Magnetic phone-mount kits are ubiquitous, inexpensive, and cleverly designed. They include a mount, which houses the magnet, along with a metal device plate for the back of the phone. To allow arbitrary orientation—portrait, landscape, or something in between—without the phone slipping or completely falling to the ground, the metal plate should be centrally located.
This is convenient for traditional wire-charged phones. Wireless charging relies on an induction coil that is typically located in the phone’s center, so permanently attaching a metal plate there will render the wireless charging system useless. To allow for wireless charging, don’t permanently attach the plate; simply insert it between the phone and its protective case. If you do not already have a protective case, buy one, preferably a version that’s quick to remove. To allow for an additional degree of adjustment, look for a mount incorporating a ball and socket in its design so you can tilt the camera without potentially destabilizing the spike. Most mounts have a self-adhesive backing; however, the harsh surf conditions will rapidly erode the sticking power. In fact, I didn’t even peel back the adhesive’s protective lining. I instead opted to use two 7-inch nylon wire ties to affix the magnetic mount to my spike.
Upon identifying a break in a bar or a deep trough likely to hold fish, I typically unhook my sand spike and stab it into the sand several yards inland of the tidal line on an ebb tide, and roughly twenty yards back on the flood tide. I reposition it every so often in accordance with the shifting tide.
My phone is rated IP68, which means it’s protected against small solids and submersion (“IP” = ingress protection, “6” = impervious to solids as small as dusts, “8” = protected against submersion), so I’m comfortable leaving it attached to the spike while fishing. However, I’m mindful to move things back frequently during the incoming tide as there is no IP rating for the ease of finding a phone buried in the sand or washed out to sea by an errant wave. This eliminates time wasted retrieving my camera when I want to quickly capture a memory and release a fish. Most smartphones today are rated similarly, but if yours is not, don’t leave it on the mount unattended; instead, ensure the phone is easily accessible. When handling a large fish, the phone can be easily attached to the mount using one hand, and once mounted, there is nothing blocking the front or side controls.
Taking the Memory
Besides being able to withstand the elements, my smart phone has a high-quality front-facing camera and a hands-free shutter release. Fortunately, most smart phones today have both. A front-facing camera confirms that you and the fish are in frame when the hands-free shutter release triggers. My phone’s shutter has 3-second and 10-second countdown timers, as well as the ability to trigger with a verbal command. The default shutter release command on my iPhone is “Turn up volume,” and while this can be customized, I’ve never bothered changing it.
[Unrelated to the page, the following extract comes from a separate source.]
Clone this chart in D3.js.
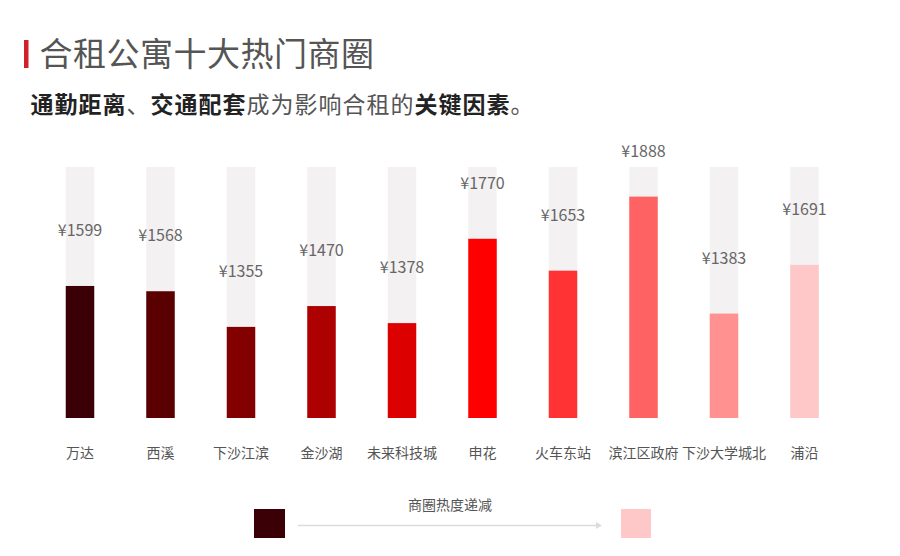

In addition, I can launch the camera’s front-facing camera app verbally with, “Hey Siri, take a selfie,” so, provided my phone is already magnetically attached to my sand spike, I can take a photo without ever touching the camera or putting the fish down.
There are other means for remotely operating the shutter of your smartphone, such as hand-gesture recognition software and Bluetooth shutter remotes. Unfortunately, these require a third hand, one not readily available to the solo angler simultaneously trying to hold a striped bass by its mouth with one hand and supporting its underbelly with the other. Likewise, there are mobile phone selfie sticks and tripods available. When I’m out in the woods fishing rivers, streams, and lakes, I typically have one in my backpack. However, for times on the beach when I am already lugging around something that can be used instead, I leave them at home.
I’ve gotten into the habit of taking quick pictures of most of my catches. While some are well composed and worthy of framing or sharing, that is not often my main motive. Smartphone photos are enriched with GPS coordinates and date/time metadata, technically called EXIF data. I use this information later at home to improve the accuracy of my fishing logs. Incidentally, EXIF data is something to keep in mind when sharing photos. Should you want to maintain the anonymity of your prized secret fishing spots, be sure to remove this data before sharing. The iPhone’s built in Photos application includes the option to remove location data when emailing or instant messaging image files. There are third-party applications for doing this when using other smart phone operating systems.
Even the best of us have days on the water lending support to the saying, “That is why they call it fishing and not catching.” When tight lines are hard to come by, I often leverage my selfie sand spike to capture digital imagery of other aspects of fishing, such as the elegance of a fly cast, the physics of a surf cast, or wonderful visuals stumbled upon while wandering in search of a favorable fishing spot. I often strip the photos in part (or entirely) of color, adjust their contrast and luminescence, and crop out bits I find uninteresting. I think sharing these photos with others is very beneficial to the sport since I often field interesting questions which, in turn, result in others getting educated and excited about the pursuit of such a wonderful pastime.